Do Punctuation Tokens Act as Sinks, Summaries, and Anchors in Transformers?
Supervisor
Suitable for
Abstract
Supervised by Andrey Kravchenko andrey.kravchenko@cs.ox.ac.uk
Expected background of students and CS techniques that will be applied
The student will know how to work or be able to quickly learn how to work with Pytorch, Hugging Face, IPython notebooks. They should also have a solid mathematical base.
Do Punctuation Tokens Act as Sinks, Summaries, and Anchors in Transformers?
Transformers often allocate unusually high attention to punctuation—especially periods and commas—hinting that these tokens play a structural role in how context is organized. This project will test three hypotheses: (0) punctuation acts as an attention “sink” that reliably attracts attention mass; (1) punctuation positions encode compressed summaries of the preceding span; and (2) these tokens serve as anchors that help the model predict what comes next.
Methodologically, you’ll quantify attention-to-punctuation across families of pre-trained generative models (GPT,
Llama), controlling for frequency and position. You’ll run causal interventions by removing, shuffling, or inserting
punctuation and measuring changes in loss, attention
redistribution, and representation drift.
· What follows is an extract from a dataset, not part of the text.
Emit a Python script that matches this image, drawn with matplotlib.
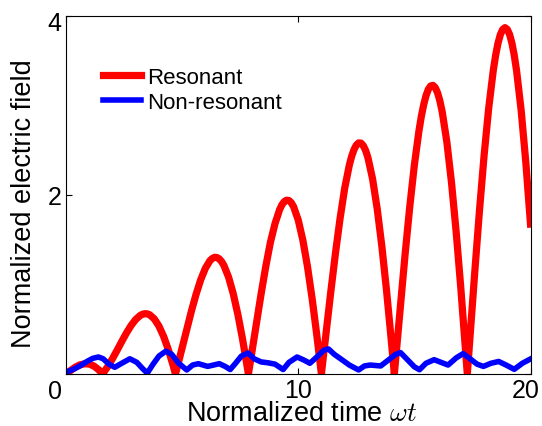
import matplotlib
matplotlib.use("Agg")
import matplotlib.pyplot as plt
from matplotlib.transforms import ScaledTranslation

plt.rcParams['font.family'] = ['Liberation Sans', 'DejaVu Sans']
plt.rcParams['mathtext.fontset'] = 'cm'

# Resonant response: sampled times and field magnitudes
t_res = [0.0, 0.2, 0.4, 0.6, 0.8, 1.0, 1.2, 1.4, 1.571, 1.6, 1.8, 2.0, 2.2, 2.4,
         2.6, 2.8, 3.0, 3.2, 3.3, 3.4, 3.5, 3.6, 3.8, 4.0, 4.2, 4.4, 4.6, 4.712,
         4.8, 5.0, 5.2, 5.4, 5.6, 5.8, 6.0, 6.2, 6.3, 6.4, 6.5, 6.6, 6.7, 6.8,
         7.0, 7.2, 7.4, 7.6, 7.8, 7.854, 8.0, 8.2, 8.4, 8.6, 8.8, 9.0, 9.2, 9.3,
         9.4, 9.5, 9.6, 9.7, 9.8, 10.0, 10.2, 10.4, 10.6, 10.8, 10.996, 11.2,
         11.4, 11.6, 11.8, 12.0, 12.2, 12.3, 12.4, 12.5, 12.6, 12.7, 12.8, 12.9,
         13.0, 13.2, 13.4, 13.6, 13.8, 14.0, 14.137, 14.2, 14.4, 14.6, 14.8,
         15.0, 15.2, 15.3, 15.4, 15.5, 15.6, 15.7, 15.8, 15.9, 16.0, 16.1, 16.2,
         16.4, 16.6, 16.8, 17.0, 17.2, 17.279, 17.4, 17.6, 17.8, 18.0, 18.2,
         18.4, 18.5, 18.6, 18.7, 18.8, 18.9, 19.0, 19.1, 19.2, 19.3, 19.4, 19.6,
         19.8, 20.0]
e_res = [0.0, 0.040, 0.076, 0.102, 0.114, 0.111, 0.089, 0.049, 0.0, 0.010,
         0.084, 0.171, 0.265, 0.363, 0.457, 0.541, 0.609, 0.655, 0.668, 0.674,
         0.672, 0.662, 0.616, 0.536, 0.422, 0.277, 0.106, 0.0, 0.086, 0.291,
         0.499, 0.703, 0.890, 1.053, 1.181, 1.267, 1.291, 1.304, 1.301, 1.286,
         1.256, 1.212, 1.082, 0.898, 0.665, 0.392, 0.086, 0.0, 0.239, 0.570,
         0.894, 1.199, 1.470, 1.681, 1.838, 1.892, 1.927, 1.942, 1.938, 1.914,
         1.869, 1.720, 1.493, 1.196, 0.838, 0.432, 0.0, 0.466, 0.916, 1.345,
         1.737, 2.076, 2.335, 2.433, 2.507, 2.557, 2.582, 2.580, 2.552, 2.498,
         2.418, 2.180, 1.845, 1.426, 0.936, 0.391, 0.0, 0.183, 0.766, 1.335,
         1.866, 2.336, 2.722, 2.879, 3.008, 3.109, 3.180, 3.218, 3.225, 3.200,
         3.141, 3.050, 2.927, 2.589, 2.136, 1.586, 0.959, 0.278, 0.0, 0.431,
         1.138, 1.816, 2.436, 2.971, 3.397, 3.563, 3.695, 3.791, 3.849, 3.870,
         3.851, 3.793, 3.697, 3.562, 3.390, 2.940, 2.361, 1.675]

# Non-resonant response
t_non = [0.0, 0.3, 0.6, 0.9, 1.15, 1.4, 1.6, 1.85, 2.1, 2.4, 2.75, 3.05, 3.3,
         3.5, 3.75, 4.0, 4.3, 4.55, 4.85, 5.2, 5.45, 5.7, 6.1, 6.6, 6.85, 7.07,
         7.3, 7.55, 7.84, 8.1, 8.4, 8.7, 9.0, 9.35, 9.6, 9.95, 10.25, 10.5,
         10.8, 11.1, 11.3, 11.55, 11.85, 12.2, 12.6, 12.85, 13.1, 13.55, 13.9,
         14.2, 14.4, 14.7, 15.0, 15.22, 15.5, 15.85, 16.15, 16.45, 16.8, 17.1,
         17.4, 17.7, 17.97, 18.3, 18.63, 18.95, 19.3, 19.65, 20.0]
e_non = [0.02, 0.05, 0.09, 0.14, 0.175, 0.19, 0.17, 0.11, 0.075, 0.12, 0.17,
         0.13, 0.06, 0.01, 0.11, 0.20, 0.255, 0.22, 0.12, 0.045, 0.10, 0.115,
         0.085, 0.115, 0.085, 0.05, 0.12, 0.20, 0.235, 0.17, 0.135, 0.125, 0.11,
         0.05, 0.13, 0.19, 0.155, 0.12, 0.19, 0.265, 0.28, 0.22, 0.165, 0.10,
         0.045, 0.09, 0.10, 0.09, 0.16, 0.22, 0.24, 0.16, 0.08, 0.048, 0.12,
         0.16, 0.13, 0.10, 0.18, 0.228, 0.17, 0.11, 0.085, 0.12, 0.14, 0.10,
         0.052, 0.12, 0.168]

series_names = ["Resonant", "Non-resonant"]
x_ticks = [0, 10, 20]
y_ticks = [0, 2, 4]
x_tick_labels = ["", "10", "20"]
y_tick_labels = ["0", "2", "4"]

W, H = 542, 427
fig = plt.figure(figsize=(W / 100, H / 100), dpi=100)
ax = fig.add_axes([66 / W, 52 / H, 464.5 / W, 358 / H])

ax.plot(t_res, e_res, color="#ff0000", lw=5.2, solid_joinstyle="round",
        label=series_names[0])
ax.plot(t_non, e_non, color="#0000ff", lw=4.0, solid_joinstyle="round",
        label=series_names[1])

ax.set_xlim(0, 20)
ax.set_ylim(0, 4)
ax.set_xticks(x_ticks)
ax.set_xticklabels(x_tick_labels)
ax.set_yticks(y_ticks)
ax.set_yticklabels(y_tick_labels)
ax.tick_params(direction="in", length=4.5, width=0.8, labelsize=18,
               top=True, right=True, pad=3)
for s in ax.spines.values():
    s.set_linewidth(0.8)

# nudge a few tick labels
def shift(label, dx, dy):
    label.set_transform(label.get_transform() +
                        ScaledTranslation(dx / 100, dy / 100, fig.dpi_scale_trans))

ylabels = ax.get_yticklabels()
shift(ylabels[0], 0, -15)
shift(ylabels[2], 0, -5)
xlabels = ax.get_xticklabels()
shift(xlabels[2], -5, 0)

ax.set_xlabel(r"Normalized time $\omega t$", fontsize=19.5)
ax.set_ylabel("Normalized electric field", fontsize=19.5)
ax.xaxis.set_label_coords(0.507, -0.072)
ax.yaxis.set_label_coords(-0.0625, 0.478)

ax.legend(loc="upper left", bbox_to_anchor=(0.08, 0.857), frameon=False,
          fontsize=16, handlelength=1.7, handletextpad=0.3, labelspacing=0.15,
          borderpad=0, borderaxespad=0)

fig.savefig("out.png", dpi=100)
Finally, you’ll
probe hidden states at punctuation to test whether they reconstruct preceding content and evaluate anchor effects on next-token
prediction.
Outcomes include a comparative map of punctuation-related attention by layer/head, causal evidence for or against sink/summary/anchor roles, and practical guidance for punctuation-aware decoding or caching in long-context settings.